### What needs to be done
Without the pictures, extract every line from the start of the material to the line containing "var days = [0, 5, 10, 15, 20, 25, 30]", both ends included.

### Data extract
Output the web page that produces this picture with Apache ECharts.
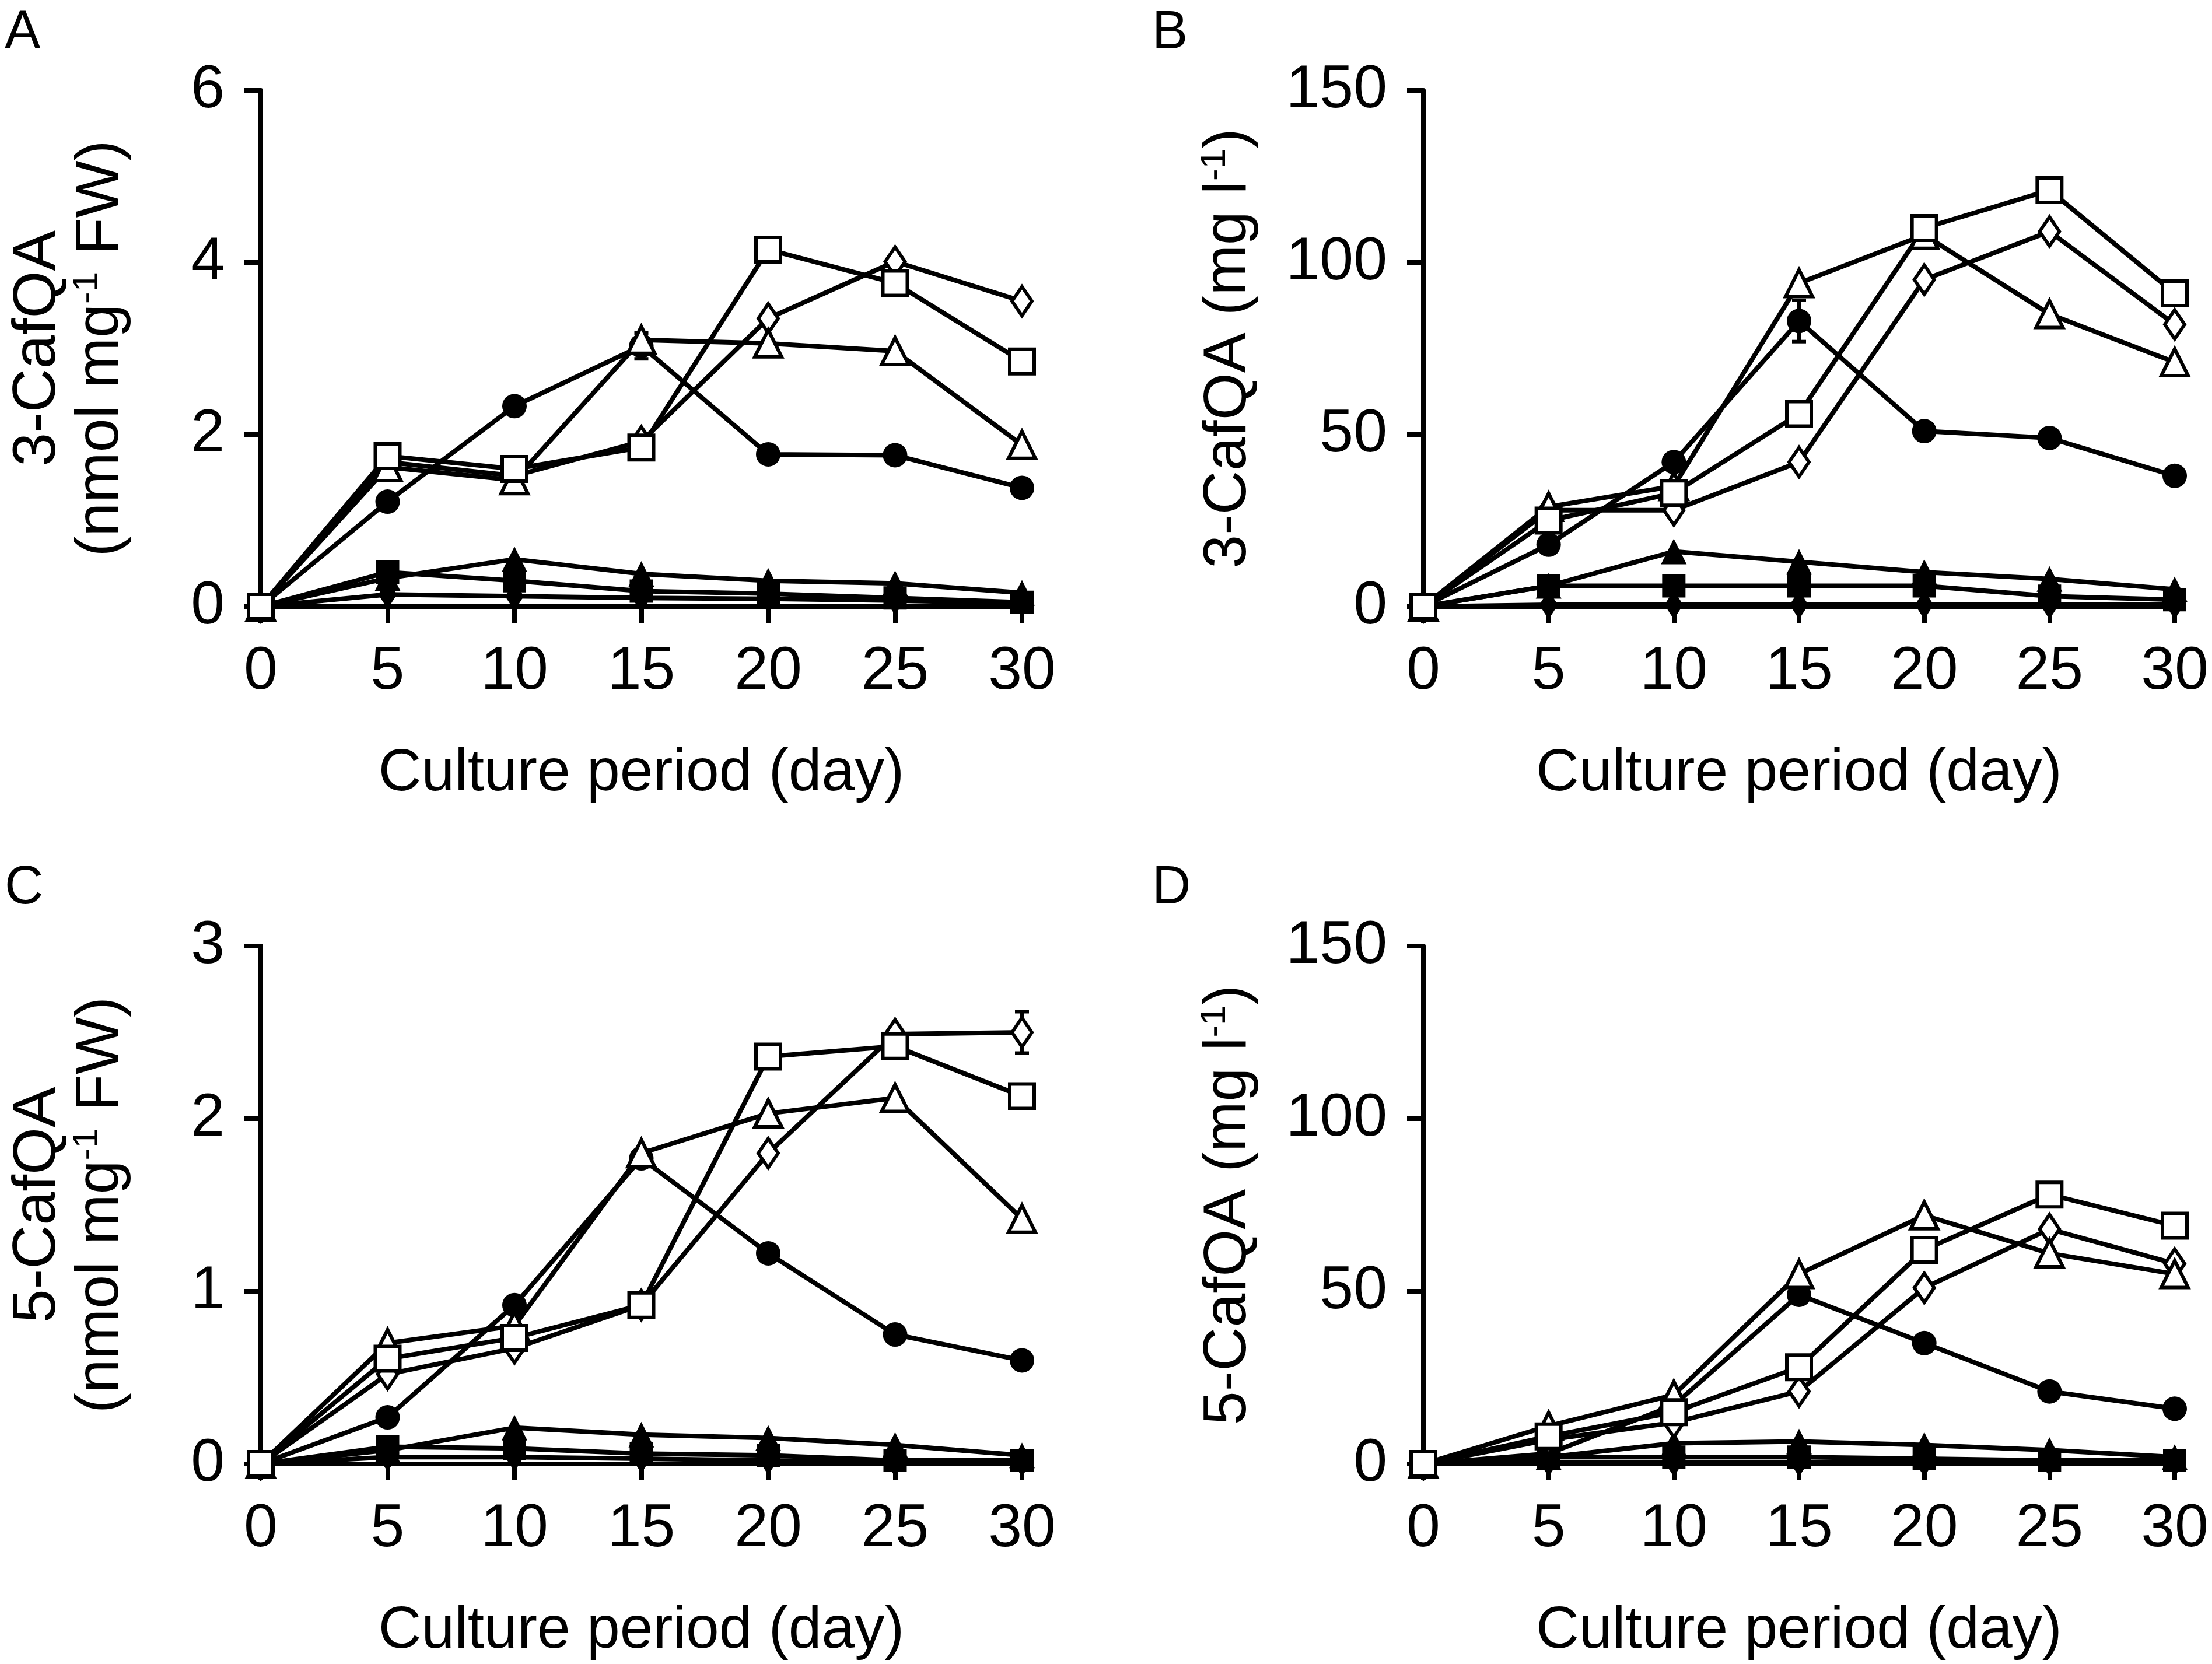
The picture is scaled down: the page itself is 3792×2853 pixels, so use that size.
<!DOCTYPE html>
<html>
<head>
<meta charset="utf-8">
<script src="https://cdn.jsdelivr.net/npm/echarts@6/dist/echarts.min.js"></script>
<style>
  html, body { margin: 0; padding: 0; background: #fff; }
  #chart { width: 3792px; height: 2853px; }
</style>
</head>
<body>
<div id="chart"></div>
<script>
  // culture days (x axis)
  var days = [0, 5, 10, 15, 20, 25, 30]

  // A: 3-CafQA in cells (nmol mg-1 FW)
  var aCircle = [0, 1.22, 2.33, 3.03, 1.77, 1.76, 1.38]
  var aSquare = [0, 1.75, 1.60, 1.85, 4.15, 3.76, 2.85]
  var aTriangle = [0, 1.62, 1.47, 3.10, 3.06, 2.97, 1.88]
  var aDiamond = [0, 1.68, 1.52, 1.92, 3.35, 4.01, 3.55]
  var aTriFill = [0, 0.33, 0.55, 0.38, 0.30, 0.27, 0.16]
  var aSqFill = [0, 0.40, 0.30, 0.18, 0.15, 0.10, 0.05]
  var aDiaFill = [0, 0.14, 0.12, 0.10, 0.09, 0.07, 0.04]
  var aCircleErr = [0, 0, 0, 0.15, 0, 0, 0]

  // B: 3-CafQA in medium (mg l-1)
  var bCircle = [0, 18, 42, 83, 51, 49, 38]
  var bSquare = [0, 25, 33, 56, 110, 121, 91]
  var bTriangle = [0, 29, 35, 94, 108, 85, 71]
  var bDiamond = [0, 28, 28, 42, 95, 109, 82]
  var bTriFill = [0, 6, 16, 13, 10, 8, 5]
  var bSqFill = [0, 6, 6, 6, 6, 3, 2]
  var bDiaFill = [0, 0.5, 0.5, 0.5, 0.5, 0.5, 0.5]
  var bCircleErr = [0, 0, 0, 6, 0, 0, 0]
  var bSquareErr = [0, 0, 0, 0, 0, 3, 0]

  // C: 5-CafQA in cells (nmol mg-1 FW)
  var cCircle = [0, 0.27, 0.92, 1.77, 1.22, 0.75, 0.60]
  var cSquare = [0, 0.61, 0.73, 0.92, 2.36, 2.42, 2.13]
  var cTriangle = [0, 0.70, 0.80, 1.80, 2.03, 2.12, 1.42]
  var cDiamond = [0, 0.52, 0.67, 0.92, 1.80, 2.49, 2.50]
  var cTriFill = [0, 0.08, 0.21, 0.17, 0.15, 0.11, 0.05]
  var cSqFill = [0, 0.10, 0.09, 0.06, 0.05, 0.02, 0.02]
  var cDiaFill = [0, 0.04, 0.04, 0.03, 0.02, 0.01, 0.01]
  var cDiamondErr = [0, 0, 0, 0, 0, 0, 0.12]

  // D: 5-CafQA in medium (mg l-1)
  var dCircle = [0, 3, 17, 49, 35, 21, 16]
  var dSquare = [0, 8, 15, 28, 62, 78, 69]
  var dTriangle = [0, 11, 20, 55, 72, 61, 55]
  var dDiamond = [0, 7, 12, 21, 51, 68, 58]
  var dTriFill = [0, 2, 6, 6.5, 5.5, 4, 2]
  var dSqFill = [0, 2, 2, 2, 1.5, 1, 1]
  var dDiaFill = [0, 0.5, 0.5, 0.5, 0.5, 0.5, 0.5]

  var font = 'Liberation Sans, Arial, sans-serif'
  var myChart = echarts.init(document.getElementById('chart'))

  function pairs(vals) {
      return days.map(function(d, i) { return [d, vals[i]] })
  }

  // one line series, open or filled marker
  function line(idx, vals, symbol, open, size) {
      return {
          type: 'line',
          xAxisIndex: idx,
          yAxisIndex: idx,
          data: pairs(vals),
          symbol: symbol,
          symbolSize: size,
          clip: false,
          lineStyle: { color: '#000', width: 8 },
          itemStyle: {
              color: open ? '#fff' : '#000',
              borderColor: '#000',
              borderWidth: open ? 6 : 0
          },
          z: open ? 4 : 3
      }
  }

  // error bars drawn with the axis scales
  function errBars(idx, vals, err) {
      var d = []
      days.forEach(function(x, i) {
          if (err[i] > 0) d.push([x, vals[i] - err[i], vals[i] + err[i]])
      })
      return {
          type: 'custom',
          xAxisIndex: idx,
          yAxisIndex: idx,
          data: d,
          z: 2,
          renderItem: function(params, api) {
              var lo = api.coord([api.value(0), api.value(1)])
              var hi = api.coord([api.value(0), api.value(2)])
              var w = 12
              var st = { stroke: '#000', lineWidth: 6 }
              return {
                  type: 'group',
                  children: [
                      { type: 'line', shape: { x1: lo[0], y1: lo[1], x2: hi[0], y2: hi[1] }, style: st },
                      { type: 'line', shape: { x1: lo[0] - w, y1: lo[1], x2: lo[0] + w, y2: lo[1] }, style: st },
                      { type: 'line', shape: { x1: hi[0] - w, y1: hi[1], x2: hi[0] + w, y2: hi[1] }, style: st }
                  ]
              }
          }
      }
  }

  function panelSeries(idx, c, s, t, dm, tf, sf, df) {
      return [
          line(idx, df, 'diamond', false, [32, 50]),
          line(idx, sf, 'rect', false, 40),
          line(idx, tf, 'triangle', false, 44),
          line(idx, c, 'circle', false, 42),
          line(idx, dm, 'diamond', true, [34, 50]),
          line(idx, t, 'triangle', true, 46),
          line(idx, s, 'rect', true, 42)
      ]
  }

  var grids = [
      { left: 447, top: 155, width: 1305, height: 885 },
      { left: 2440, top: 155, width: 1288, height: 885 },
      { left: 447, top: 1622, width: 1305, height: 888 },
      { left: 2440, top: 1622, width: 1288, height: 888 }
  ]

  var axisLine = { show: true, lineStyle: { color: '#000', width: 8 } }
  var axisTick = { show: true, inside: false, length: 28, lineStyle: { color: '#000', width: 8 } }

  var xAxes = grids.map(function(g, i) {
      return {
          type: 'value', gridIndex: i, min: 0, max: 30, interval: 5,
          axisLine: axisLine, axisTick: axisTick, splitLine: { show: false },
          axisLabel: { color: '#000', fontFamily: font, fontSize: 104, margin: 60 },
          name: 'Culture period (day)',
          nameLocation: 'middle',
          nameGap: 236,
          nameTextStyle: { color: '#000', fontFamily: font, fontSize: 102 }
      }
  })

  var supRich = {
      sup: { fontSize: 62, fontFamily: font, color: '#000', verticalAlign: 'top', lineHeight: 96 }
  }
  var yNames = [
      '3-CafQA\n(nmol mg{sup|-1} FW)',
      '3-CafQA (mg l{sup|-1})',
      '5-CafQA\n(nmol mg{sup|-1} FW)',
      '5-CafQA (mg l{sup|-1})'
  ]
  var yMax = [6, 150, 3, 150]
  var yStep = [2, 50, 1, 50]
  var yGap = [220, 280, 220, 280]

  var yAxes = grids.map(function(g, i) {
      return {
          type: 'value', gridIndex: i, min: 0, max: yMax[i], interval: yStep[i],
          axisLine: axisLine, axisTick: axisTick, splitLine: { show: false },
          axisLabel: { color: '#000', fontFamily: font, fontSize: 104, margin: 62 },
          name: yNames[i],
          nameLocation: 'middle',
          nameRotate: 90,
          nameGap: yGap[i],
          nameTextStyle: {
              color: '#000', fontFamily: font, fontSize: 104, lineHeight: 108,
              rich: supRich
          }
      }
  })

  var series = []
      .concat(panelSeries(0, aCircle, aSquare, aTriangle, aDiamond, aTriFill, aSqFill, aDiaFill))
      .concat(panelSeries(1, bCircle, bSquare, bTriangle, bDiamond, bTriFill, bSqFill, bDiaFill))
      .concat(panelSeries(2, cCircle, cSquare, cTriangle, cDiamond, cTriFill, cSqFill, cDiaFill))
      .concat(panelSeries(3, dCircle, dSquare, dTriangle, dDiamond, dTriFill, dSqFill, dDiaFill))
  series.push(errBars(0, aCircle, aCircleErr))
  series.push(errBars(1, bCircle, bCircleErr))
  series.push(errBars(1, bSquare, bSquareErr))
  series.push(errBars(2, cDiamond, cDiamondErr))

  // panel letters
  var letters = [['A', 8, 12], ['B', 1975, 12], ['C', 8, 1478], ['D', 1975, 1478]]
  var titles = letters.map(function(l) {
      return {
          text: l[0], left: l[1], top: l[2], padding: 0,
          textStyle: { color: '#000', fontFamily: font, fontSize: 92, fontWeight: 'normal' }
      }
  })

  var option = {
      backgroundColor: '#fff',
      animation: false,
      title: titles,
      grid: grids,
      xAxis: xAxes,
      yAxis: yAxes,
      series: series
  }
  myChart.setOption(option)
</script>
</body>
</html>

### The output
Output the web page that produces this picture with Apache ECharts.
The picture is scaled down: the page itself is 3792×2853 pixels, so use that size.
<!DOCTYPE html>
<html>
<head>
<meta charset="utf-8">
<script src="https://cdn.jsdelivr.net/npm/echarts@6/dist/echarts.min.js"></script>
<style>
  html, body { margin: 0; padding: 0; background: #fff; }
  #chart { width: 3792px; height: 2853px; }
</style>
</head>
<body>
<div id="chart"></div>
<script>
  // culture days (x axis)
  var days = [0, 5, 10, 15, 20, 25, 30]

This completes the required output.